We were out in Bordeaux during Primeur week. This is the week where the world’s wine press meets in Bordeaux to taste through last year’s recently fermented and mixed wines. We then all head off and tell everyone if it was a good year or not and which were the better wines than others. That we’re tasting the wines 2 years before they’re released is neither here nor there. On the back of recommendations, the end client pays for some wines that they’ll get delivered in 2 years time, and the Châteaux get some much needed cash flow. Maybe you’re noticing one or two holes in the theory?
Tasting wine “en primeur” itself is not easy. Nothing is settled, the fruit is powerful, the acidity is almost impossible to get over, and the tannin (that thing that sticks to your gums) is so massive it’ll have you whistling for a piece of bread in seconds. The whole point is to get your crystal ball out and channel your inner Mystic Meg. What will this taste like in 5, 10, or even 20 years time? Ok the structure (acidity, tannin, fruit concentration etc) is mind blowing now, but will it settle in a superstar wine?
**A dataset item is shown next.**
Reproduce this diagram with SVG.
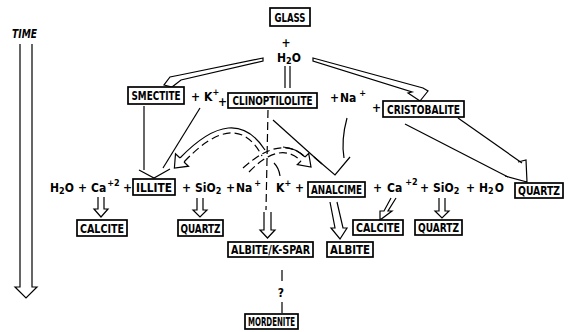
<svg xmlns="http://www.w3.org/2000/svg" width="568" height="332" viewBox="0 0 568 332">
<style>
  .bx rect { fill: #fff; stroke: #000; stroke-width: 1.7; }
  .bx text { font-family: "DejaVu Sans Condensed", "Liberation Sans Narrow", "Liberation Sans", sans-serif; font-weight: bold; font-size: 12px; text-anchor: middle; fill: #000; }
  .t { font-family: "DejaVu Sans Condensed", "Liberation Sans Narrow", "Liberation Sans", sans-serif; font-weight: bold; font-size: 12px; fill: #000; }
  .sup { font-size: 9px; }
  .sub { font-size: 9px; }
  .ln { fill: none; stroke: #000; stroke-width: 1.2; }
  .ho { fill: #fff; stroke: #000; stroke-width: 1.2; stroke-linejoin: miter; }
  .ds { fill: none; stroke: #000; stroke-width: 1.2; stroke-dasharray: 8 4; }
</style>

<g id="connectors">
  <!-- time arrow -->
  <path class="ln" d="M20 44 V287 H15 L26 298 L37 287 H32 V44"/>
  <!-- H2O to smectite (hollow) -->
  <path class="ho" d="M263 58 L180 75 L170 77 L164 85 L172 87 L181 80 L263 61 Z"/>
  <!-- H2O to cristobalite (hollow) -->
  <path class="ho" d="M313 58 L423 88 L428 91 L420 101 L408 93 L412 92 L313 61 Z"/>
  <!-- H2O to clinoptilolite -->
  <path class="ln" d="M285 66 V88 M290 66 V88"/>
  <!-- smectite + K to illite -->
  <path class="ln" d="M144 106 V170"/>
  <path class="ln" d="M200 108 L163 168"/>
  <path class="ln" d="M139 170 L154 178 L170 169"/>
  <!-- clinoptilolite + Na to analcime -->
  <path class="ln" d="M273 120 L322 164"/>
  <path class="ln" d="M347 118 Q341 140 344 158"/>
  <path class="ln" d="M314 157 L335 175 L350 157"/>
  <!-- cristobalite to quartz -->
  <path class="ln" d="M405 124 L508 177"/>
  <path class="ln" d="M458 118 L522 163"/>
  <path class="ln" d="M505 176 L527 182 L526 160 L518 162"/>
  <!-- dashed vertical -->
  <path class="ds" d="M268 110 L266 210"/>
  <!-- curved hollow arrow to illite -->
  <path class="ln" d="M180 158 Q234 102 265 150"/>
  <path class="ds" d="M184 162 Q236 107 262 156"/>
  <path class="ho" d="M180 158 L175.5 153.8 L174.4 168 L188.5 166.2 L184 162"/>
  <!-- curved hollow arrow to analcime -->
  <path class="ds" d="M243 168 Q281 134 305 157"/>
  <path class="ds" d="M249 172 Q280 140 301 161"/>
  <path class="ln" d="M283 147 Q296 148 305 157"/>
  <path class="ho" d="M305 157 L308.7 153.4 L311 167 L297.3 164.6 L301 161"/>
  <path class="ln" d="M274 163 Q279 168 280 176"/>
  <!-- small hollow down arrows -->
  <path class="ho" d="M98 197 V209 H94 L101 217 L108 209 H104 V197"/>
  <path class="ho" d="M197 198 V210 H193 L200 217 L207 210 H203 V198"/>
  <path class="ho" d="M264 212 V230 H260 L267.5 238 L275 230 H271 V212"/>
  <path class="ho" d="M330 202 L335 228 H331 L340 239 L347 228 H343 L337 202"/>
  <path class="ho" d="M391 198 L384 211 H380 L380 220 L392 211 L388 211 L396 198"/>
  <path class="ho" d="M439 198 V211 H435 L442 218 L449 211 H445 V198"/>
  <!-- albite/k-spar to mordenite -->
  <path class="ln" d="M282 270 V281 M282 302 V313"/>
</g>

<g id="GLASS" class="bx"><rect x="270" y="8" width="40" height="18"/><text x="290" y="21.5" textLength="31" lengthAdjust="spacingAndGlyphs">GLASS</text></g>
<g id="SMECTITE" class="bx"><rect x="128" y="87" width="56" height="17"/><text x="156" y="100" textLength="49" lengthAdjust="spacingAndGlyphs">SMECTITE</text></g>
<g id="CLINOPTILOLITE" class="bx"><rect x="228" y="93" width="89" height="15"/><text x="272.5" y="105" textLength="80" lengthAdjust="spacingAndGlyphs">CLINOPTILOLITE</text></g>
<g id="CRISTOBALITE" class="bx"><rect x="383" y="101" width="81" height="16"/><text x="423.5" y="113.5" textLength="73" lengthAdjust="spacingAndGlyphs">CRISTOBALITE</text></g>
<g id="ILLITE" class="bx"><rect x="133" y="179" width="42" height="16"/><text x="154" y="191.5" textLength="36" lengthAdjust="spacingAndGlyphs">ILLITE</text></g>
<g id="ANALCIME" class="bx"><rect x="308" y="182" width="57" height="15"/><text x="336.5" y="194" font-size="11" textLength="51" lengthAdjust="spacingAndGlyphs">ANALCIME</text></g>
<g id="QUARTZ1" class="bx"><rect x="515" y="183" width="48" height="15"/><text x="539" y="195" textLength="42" lengthAdjust="spacingAndGlyphs">QUARTZ</text></g>
<g id="CALCITE1" class="bx"><rect x="77" y="220" width="50" height="16"/><text x="102" y="232.5" textLength="44" lengthAdjust="spacingAndGlyphs">CALCITE</text></g>
<g id="QUARTZ2" class="bx"><rect x="178" y="220" width="45" height="16"/><text x="200.5" y="232.5" textLength="40" lengthAdjust="spacingAndGlyphs">QUARTZ</text></g>
<g id="CALCITE2" class="bx"><rect x="353" y="220" width="50" height="15"/><text x="378" y="232" textLength="44" lengthAdjust="spacingAndGlyphs">CALCITE</text></g>
<g id="QUARTZ3" class="bx"><rect x="415" y="220" width="47" height="15"/><text x="438.5" y="232" textLength="41" lengthAdjust="spacingAndGlyphs">QUARTZ</text></g>
<g id="ALBITE_KSPAR" class="bx"><rect x="228" y="242" width="85" height="15"/><text x="270.5" y="254" textLength="79" lengthAdjust="spacingAndGlyphs">ALBITE/K-SPAR</text></g>
<g id="ALBITE" class="bx"><rect x="327" y="242" width="46" height="15"/><text x="350" y="254" textLength="40" lengthAdjust="spacingAndGlyphs">ALBITE</text></g>
<g id="MORDENITE" class="bx"><rect x="245" y="314" width="53" height="15"/><text x="271.5" y="326" textLength="47" lengthAdjust="spacingAndGlyphs">MORDENITE</text></g>

<g id="labels">
  <text class="t" x="12" y="38" font-style="italic" textLength="25" lengthAdjust="spacingAndGlyphs">TIME</text>
  <text class="t" x="286" y="47" text-anchor="middle">+</text>
  <text class="t" x="277" y="62">H<tspan class="sub" dy="2">2</tspan><tspan dy="-2">O</tspan></text>
  <text class="t" x="191" y="101">+</text>
  <text class="t" x="204" y="101">K<tspan class="sup" dy="-6">+</tspan></text>
  <text class="t" x="218" y="106">+</text>
  <text class="t" x="330" y="102">+</text>
  <text class="t" x="340" y="102">Na<tspan class="sup" dx="3" dy="-6">+</tspan></text>
  <text class="t" x="372" y="112">+</text>
  <text class="t" x="50" y="192">H<tspan class="sub" dy="2">2</tspan><tspan dy="-2">O</tspan></text>
  <text class="t" x="78" y="192">+</text>
  <text class="t" x="91" y="192">Ca<tspan class="sup" dx="1" dy="-6">+2</tspan></text>
  <text class="t" x="123" y="192">+</text>
  <text class="t" x="182" y="192">+</text>
  <text class="t" x="195" y="192">SiO<tspan class="sub" dy="2">2</tspan></text>
  <text class="t" x="226" y="192">+</text>
  <text class="t" x="236" y="192">Na<tspan class="sup" dx="2" dy="-6">+</tspan></text>
  <text class="t" x="276" y="192">K<tspan class="sup" dy="-6">+</tspan></text>
  <text class="t" x="295" y="192">+</text>
  <text class="t" x="373" y="192">+</text>
  <text class="t" x="387" y="192">Ca<tspan class="sup" dx="3" dy="-7">+2</tspan></text>
  <text class="t" x="420" y="192">+</text>
  <text class="t" x="433" y="192">SiO<tspan class="sub" dy="2">2</tspan></text>
  <text class="t" x="466" y="192">+</text>
  <text class="t" x="479" y="192">H<tspan class="sub" dy="2">2</tspan><tspan dx="1" dy="-2">O</tspan></text>
  <text class="t" x="281" y="297" text-anchor="middle">?</text>
</g>
</svg>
Buying wine “en primeur” is equally tough. I know that now as we’re the other side of the #bdx15 campaign. I sell Bordeaux wine for a living as the head of the UK arm of 20h33. We’ve been trying to get our clients the best wines around for the best prices around. When the best Châteaux with the best scores and reviews come up for sale then it’s an absolute bun fight. More than once did I see the top wine exchanges by the arse out of a wine from a Château and the put it for sale 20% higher the next day. Getting hold of the ones you want is tough in good vintages.
So is doing Primeur still reasonable? It’s a personal view this, but no, I don’t think it is. Back in the day there was a discount for buyers that isn’t there any more, so unless you’re hoping to get access to a top wine that you might not get access to in a couple of years (which I do and encourage my clients to do as it’s the only upside I see), then I can’t see the point. Are any of us willing to part full price for just-another-chateau’s wine two years before we can get hold of it? Smarter people than me will have to come up with a better way for Bordeaux in the future, but Primeur itself is too reputationally damaged to continue down the same path for much longer.